Primes
A challenge is always good. Ward Pond has a way of finding prime numbers.
My machine isn't as chunky as some, so my numbers are different. But...
I think Ward's performance largely comes from the fact that his starting point assumes he has found all the primes up to 31 already. So I adjusted his query a little, commenting out the section where he had all the previously done primes:
INSERT INTO dbo.Primes (Prime)
SELECT num
FROM dbo.nums
WHERE /*(num % 2 <> 0 OR num = 2)
AND (num % 3 <> 0 OR num = 3)
AND (num % 5 <> 0 OR num = 5)
AND (num % 7 <> 0 OR num = 7)
AND (num % 11 <> 0 OR num = 11)
AND (num % 13 <> 0 OR num = 13)
AND (num % 17 <> 0 OR num = 17)
AND (num % 19 <> 0 OR num = 19)
AND (num % 23 <> 0 OR num = 23)
AND (num % 29 <> 0 OR num = 29)
AND (num % 31 <> 0 OR num = 31)
AND */ num <> 1
AND num <= @Limit
..and having a different starting place for @Last
SET @Last = 1 --31
I set @Limit to 10,000, and it ran in 350 ms. His original query did it in only 60ms, which tells me that starting at 31 makes a massive difference, and is definitely a good idea. But let's see how another algorithm might compare, with both systems starting at 2.

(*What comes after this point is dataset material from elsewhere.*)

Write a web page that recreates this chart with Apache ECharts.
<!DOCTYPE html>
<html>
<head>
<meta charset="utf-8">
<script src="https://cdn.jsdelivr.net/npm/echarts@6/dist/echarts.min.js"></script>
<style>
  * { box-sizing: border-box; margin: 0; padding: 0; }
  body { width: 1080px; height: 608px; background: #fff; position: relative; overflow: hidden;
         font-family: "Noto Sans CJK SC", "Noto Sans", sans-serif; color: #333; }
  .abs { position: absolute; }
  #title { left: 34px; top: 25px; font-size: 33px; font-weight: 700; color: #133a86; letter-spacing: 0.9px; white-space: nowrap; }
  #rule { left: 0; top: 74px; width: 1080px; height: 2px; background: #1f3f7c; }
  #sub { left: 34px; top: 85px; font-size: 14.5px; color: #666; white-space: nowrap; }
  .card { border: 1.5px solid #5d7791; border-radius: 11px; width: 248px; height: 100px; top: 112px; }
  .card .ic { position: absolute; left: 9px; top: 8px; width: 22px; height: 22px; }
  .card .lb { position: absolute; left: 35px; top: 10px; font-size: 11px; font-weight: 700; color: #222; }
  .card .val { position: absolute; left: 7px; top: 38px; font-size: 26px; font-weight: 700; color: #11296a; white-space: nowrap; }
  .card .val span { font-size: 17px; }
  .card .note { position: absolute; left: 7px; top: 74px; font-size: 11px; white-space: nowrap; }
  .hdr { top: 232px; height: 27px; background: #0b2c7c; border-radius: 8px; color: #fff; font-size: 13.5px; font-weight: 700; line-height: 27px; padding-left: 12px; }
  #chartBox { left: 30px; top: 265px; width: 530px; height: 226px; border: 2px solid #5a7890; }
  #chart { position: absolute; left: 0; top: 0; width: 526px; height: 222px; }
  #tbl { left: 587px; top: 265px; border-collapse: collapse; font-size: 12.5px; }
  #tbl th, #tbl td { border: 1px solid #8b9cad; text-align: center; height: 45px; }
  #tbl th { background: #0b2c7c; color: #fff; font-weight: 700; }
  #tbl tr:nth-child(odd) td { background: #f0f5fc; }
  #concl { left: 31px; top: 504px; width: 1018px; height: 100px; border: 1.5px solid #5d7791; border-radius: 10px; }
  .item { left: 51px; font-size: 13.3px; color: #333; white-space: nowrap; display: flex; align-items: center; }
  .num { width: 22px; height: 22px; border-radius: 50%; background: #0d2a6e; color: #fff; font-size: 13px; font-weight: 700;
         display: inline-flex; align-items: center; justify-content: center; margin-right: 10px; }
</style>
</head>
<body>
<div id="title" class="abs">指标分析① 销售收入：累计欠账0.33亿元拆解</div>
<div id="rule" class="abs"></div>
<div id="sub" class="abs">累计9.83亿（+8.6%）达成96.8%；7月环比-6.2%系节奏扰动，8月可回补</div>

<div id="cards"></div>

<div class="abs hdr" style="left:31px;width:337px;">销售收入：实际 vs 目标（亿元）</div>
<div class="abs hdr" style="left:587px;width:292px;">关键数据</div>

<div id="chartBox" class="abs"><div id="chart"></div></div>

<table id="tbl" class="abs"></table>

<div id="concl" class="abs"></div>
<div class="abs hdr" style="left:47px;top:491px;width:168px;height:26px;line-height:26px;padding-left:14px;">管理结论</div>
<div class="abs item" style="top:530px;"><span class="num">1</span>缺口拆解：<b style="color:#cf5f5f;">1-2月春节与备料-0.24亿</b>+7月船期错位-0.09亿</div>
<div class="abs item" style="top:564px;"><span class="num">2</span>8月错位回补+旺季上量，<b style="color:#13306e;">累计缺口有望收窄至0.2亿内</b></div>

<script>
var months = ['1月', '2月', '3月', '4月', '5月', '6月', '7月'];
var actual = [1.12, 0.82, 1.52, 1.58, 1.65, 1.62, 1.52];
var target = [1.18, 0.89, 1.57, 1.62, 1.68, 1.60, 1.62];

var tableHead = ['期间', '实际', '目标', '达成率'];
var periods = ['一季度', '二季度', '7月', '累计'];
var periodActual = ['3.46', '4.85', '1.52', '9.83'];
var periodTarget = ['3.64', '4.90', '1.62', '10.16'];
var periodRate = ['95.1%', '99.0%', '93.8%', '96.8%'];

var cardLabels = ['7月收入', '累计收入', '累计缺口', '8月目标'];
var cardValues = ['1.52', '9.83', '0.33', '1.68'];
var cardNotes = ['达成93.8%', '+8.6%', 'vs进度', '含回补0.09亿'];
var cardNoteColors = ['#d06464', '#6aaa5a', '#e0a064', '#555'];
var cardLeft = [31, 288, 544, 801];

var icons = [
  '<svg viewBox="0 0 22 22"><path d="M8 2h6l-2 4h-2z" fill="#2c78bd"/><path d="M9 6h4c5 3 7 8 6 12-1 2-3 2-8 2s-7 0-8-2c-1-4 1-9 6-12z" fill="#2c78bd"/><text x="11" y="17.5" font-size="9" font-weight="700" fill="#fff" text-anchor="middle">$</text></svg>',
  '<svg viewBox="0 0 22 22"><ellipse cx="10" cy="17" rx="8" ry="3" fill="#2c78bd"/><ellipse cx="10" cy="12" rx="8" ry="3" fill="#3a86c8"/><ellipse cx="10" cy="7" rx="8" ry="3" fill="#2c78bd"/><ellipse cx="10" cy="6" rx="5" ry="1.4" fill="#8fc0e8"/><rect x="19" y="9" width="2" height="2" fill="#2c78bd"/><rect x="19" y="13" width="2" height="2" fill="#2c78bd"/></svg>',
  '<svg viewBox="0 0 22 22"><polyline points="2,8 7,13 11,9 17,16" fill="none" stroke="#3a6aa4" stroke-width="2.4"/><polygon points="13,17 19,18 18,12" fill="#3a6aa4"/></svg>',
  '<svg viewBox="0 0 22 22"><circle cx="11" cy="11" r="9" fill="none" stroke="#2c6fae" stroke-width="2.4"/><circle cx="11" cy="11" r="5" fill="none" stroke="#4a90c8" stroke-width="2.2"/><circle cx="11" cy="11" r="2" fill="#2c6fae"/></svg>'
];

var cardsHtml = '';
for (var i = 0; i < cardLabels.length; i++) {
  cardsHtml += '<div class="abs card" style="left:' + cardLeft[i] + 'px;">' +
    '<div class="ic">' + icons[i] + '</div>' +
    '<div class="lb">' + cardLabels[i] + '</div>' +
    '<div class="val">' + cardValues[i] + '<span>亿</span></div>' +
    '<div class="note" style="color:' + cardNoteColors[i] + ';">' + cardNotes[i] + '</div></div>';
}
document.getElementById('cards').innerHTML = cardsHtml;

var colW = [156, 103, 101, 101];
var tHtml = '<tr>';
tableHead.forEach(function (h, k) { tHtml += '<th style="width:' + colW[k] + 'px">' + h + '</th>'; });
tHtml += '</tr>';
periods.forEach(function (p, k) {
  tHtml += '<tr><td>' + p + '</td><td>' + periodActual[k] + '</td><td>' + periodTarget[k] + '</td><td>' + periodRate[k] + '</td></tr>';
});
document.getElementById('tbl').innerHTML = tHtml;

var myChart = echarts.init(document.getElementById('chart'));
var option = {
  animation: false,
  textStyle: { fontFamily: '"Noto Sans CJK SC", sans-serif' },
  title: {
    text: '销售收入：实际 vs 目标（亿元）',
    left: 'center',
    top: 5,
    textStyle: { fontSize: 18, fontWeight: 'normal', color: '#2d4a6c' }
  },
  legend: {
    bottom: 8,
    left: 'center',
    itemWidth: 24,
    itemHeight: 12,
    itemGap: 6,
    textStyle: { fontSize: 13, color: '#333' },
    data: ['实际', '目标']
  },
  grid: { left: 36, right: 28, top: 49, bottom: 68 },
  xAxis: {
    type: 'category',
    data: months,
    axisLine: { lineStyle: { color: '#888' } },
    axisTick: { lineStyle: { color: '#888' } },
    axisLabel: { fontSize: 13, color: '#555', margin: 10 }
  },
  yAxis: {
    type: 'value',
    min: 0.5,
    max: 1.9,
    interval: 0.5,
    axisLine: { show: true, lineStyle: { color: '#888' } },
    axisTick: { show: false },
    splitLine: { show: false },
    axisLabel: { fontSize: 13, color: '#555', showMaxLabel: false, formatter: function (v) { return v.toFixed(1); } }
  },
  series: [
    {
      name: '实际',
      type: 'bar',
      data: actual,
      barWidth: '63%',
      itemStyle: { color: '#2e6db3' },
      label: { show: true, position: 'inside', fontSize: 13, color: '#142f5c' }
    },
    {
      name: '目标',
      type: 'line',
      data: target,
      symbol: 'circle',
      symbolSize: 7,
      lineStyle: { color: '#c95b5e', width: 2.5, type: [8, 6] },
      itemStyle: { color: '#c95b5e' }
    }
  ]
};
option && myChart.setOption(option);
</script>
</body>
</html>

I'm starting with a prepopulated auxiliary table of numbers, just as he did. I'm using the same counting mechanism as him.
DECLARE @Limit int;
SET @Limit = 10000;
DECLARE @Start datetime, @End datetime;
SET @Start = CURRENT_TIMESTAMP;
insert into dbo.rf_primesfound
select p.num
from dbo.nums n1
join
dbo.nums f
on n1.num between 2 and @limit
and f.num between 2 and sqrt(@limit)
and f.num <= @limit / n1.num
right join
dbo.nums p
on p.num = f.num * n1.num
where f.num is null
and p.num between 2 and @limit
SET @End = CURRENT_TIMESTAMP
SELECT @Start AS Start_time, @End AS End_time,
DATEDIFF(ms, @Start, @End) AS Duration,
COUNT(*) AS Primes_found, @Limit AS Limit
FROM dbo.rf_primesfound
select * from dbo.rf_primesfound
I set @Limit to 10,000, and my one ran in 170 ms.
Ok, so let's see how well they scale. Let's try for 100,000. Mine took 1673ms. His took 3243ms.
For 1,000,000, mine took 21 seconds. His took 55 seconds. But when I let him start at 31, his took about 5 seconds.
I think the difference comes down to the fact that Ward is going through the list one prime at a time, whereas I'm taking a set-based approach and just filtering them all out at once.
I feel like there would be ways of improving it even more, but will be someone else's challenge.
I definitely think the way to go is to start with the low-hanging fruit. Perhaps there are ways that I could improve mine to take a few steps to get the low-hanging fruit first... not today though.